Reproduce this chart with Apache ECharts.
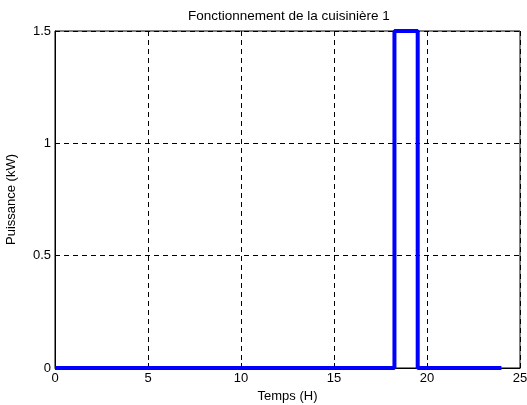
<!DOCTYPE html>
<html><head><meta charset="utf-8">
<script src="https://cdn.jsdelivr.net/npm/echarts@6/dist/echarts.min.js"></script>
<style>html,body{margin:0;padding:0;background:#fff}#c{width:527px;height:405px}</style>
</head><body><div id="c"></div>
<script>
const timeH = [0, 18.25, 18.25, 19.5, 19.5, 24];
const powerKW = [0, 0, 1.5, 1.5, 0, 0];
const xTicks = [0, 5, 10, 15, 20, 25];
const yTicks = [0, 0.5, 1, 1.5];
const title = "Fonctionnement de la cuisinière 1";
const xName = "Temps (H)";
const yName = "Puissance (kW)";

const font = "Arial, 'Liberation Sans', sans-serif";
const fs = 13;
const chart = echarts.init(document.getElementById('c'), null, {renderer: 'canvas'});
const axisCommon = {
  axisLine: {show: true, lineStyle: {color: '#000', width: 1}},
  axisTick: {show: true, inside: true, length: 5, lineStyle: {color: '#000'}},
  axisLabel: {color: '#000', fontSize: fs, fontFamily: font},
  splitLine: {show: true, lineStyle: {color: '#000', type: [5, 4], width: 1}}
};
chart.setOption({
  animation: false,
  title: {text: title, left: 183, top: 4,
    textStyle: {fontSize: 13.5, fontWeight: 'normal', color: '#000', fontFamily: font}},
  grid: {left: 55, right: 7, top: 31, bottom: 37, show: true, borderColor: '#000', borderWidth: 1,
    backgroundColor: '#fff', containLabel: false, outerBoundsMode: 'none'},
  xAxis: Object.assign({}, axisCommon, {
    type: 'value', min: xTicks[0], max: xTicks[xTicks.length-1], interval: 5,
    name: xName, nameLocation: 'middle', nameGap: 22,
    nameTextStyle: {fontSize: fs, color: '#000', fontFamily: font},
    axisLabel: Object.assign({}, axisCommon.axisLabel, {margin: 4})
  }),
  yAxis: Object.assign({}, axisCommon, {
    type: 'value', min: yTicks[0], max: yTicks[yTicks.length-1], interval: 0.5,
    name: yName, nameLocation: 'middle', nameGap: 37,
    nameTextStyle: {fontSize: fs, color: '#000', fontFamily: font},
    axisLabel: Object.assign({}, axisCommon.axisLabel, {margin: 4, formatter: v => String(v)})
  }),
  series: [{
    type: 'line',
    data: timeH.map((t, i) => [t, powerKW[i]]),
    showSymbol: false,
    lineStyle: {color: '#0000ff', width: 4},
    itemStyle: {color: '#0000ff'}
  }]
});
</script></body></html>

########################################

#### [DESCRIPTION OF THE TASK]
All of the data above should be quoted exactly, except for the pictures.

#### [THE RESULT]
Reproduce this chart with Apache ECharts.
<!DOCTYPE html>
<html><head><meta charset="utf-8">
<script src="https://cdn.jsdelivr.net/npm/echarts@6/dist/echarts.min.js"></script>
<style>html,body{margin:0;padding:0;background:#fff}#c{width:527px;height:405px}</style>
</head><body><div id="c"></div>
<script>
const timeH = [0, 18.25, 18.25, 19.5, 19.5, 24];
const powerKW = [0, 0, 1.5, 1.5, 0, 0];
const xTicks = [0, 5, 10, 15, 20, 25];
const yTicks = [0, 0.5, 1, 1.5];
const title = "Fonctionnement de la cuisinière 1";
const xName = "Temps (H)";
const yName = "Puissance (kW)";

const font = "Arial, 'Liberation Sans', sans-serif";
const fs = 13;
const chart = echarts.init(document.getElementById('c'), null, {renderer: 'canvas'});
const axisCommon = {
  axisLine: {show: true, lineStyle: {color: '#000', width: 1}},
  axisTick: {show: true, inside: true, length: 5, lineStyle: {color: '#000'}},
  axisLabel: {color: '#000', fontSize: fs, fontFamily: font},
  splitLine: {show: true, lineStyle: {color: '#000', type: [5, 4], width: 1}}
};
chart.setOption({
  animation: false,
  title: {text: title, left: 183, top: 4,
    textStyle: {fontSize: 13.5, fontWeight: 'normal', color: '#000', fontFamily: font}},
  grid: {left: 55, right: 7, top: 31, bottom: 37, show: true, borderColor: '#000', borderWidth: 1,
    backgroundColor: '#fff', containLabel: false, outerBoundsMode: 'none'},
  xAxis: Object.assign({}, axisCommon, {
    type: 'value', min: xTicks[0], max: xTicks[xTicks.length-1], interval: 5,
    name: xName, nameLocation: 'middle', nameGap: 22,
    nameTextStyle: {fontSize: fs, color: '#000', fontFamily: font},
    axisLabel: Object.assign({}, axisCommon.axisLabel, {margin: 4})
  }),
  yAxis: Object.assign({}, axisCommon, {
    type: 'value', min: yTicks[0], max: yTicks[yTicks.length-1], interval: 0.5,
    name: yName, nameLocation: 'middle', nameGap: 37,
    nameTextStyle: {fontSize: fs, color: '#000', fontFamily: font},
    axisLabel: Object.assign({}, axisCommon.axisLabel, {margin: 4, formatter: v => String(v)})
  }),
  series: [{
    type: 'line',
    data: timeH.map((t, i) => [t, powerKW[i]]),
    showSymbol: false,
    lineStyle: {color: '#0000ff', width: 4},
    itemStyle: {color: '#0000ff'}
  }]
});
</script></body></html>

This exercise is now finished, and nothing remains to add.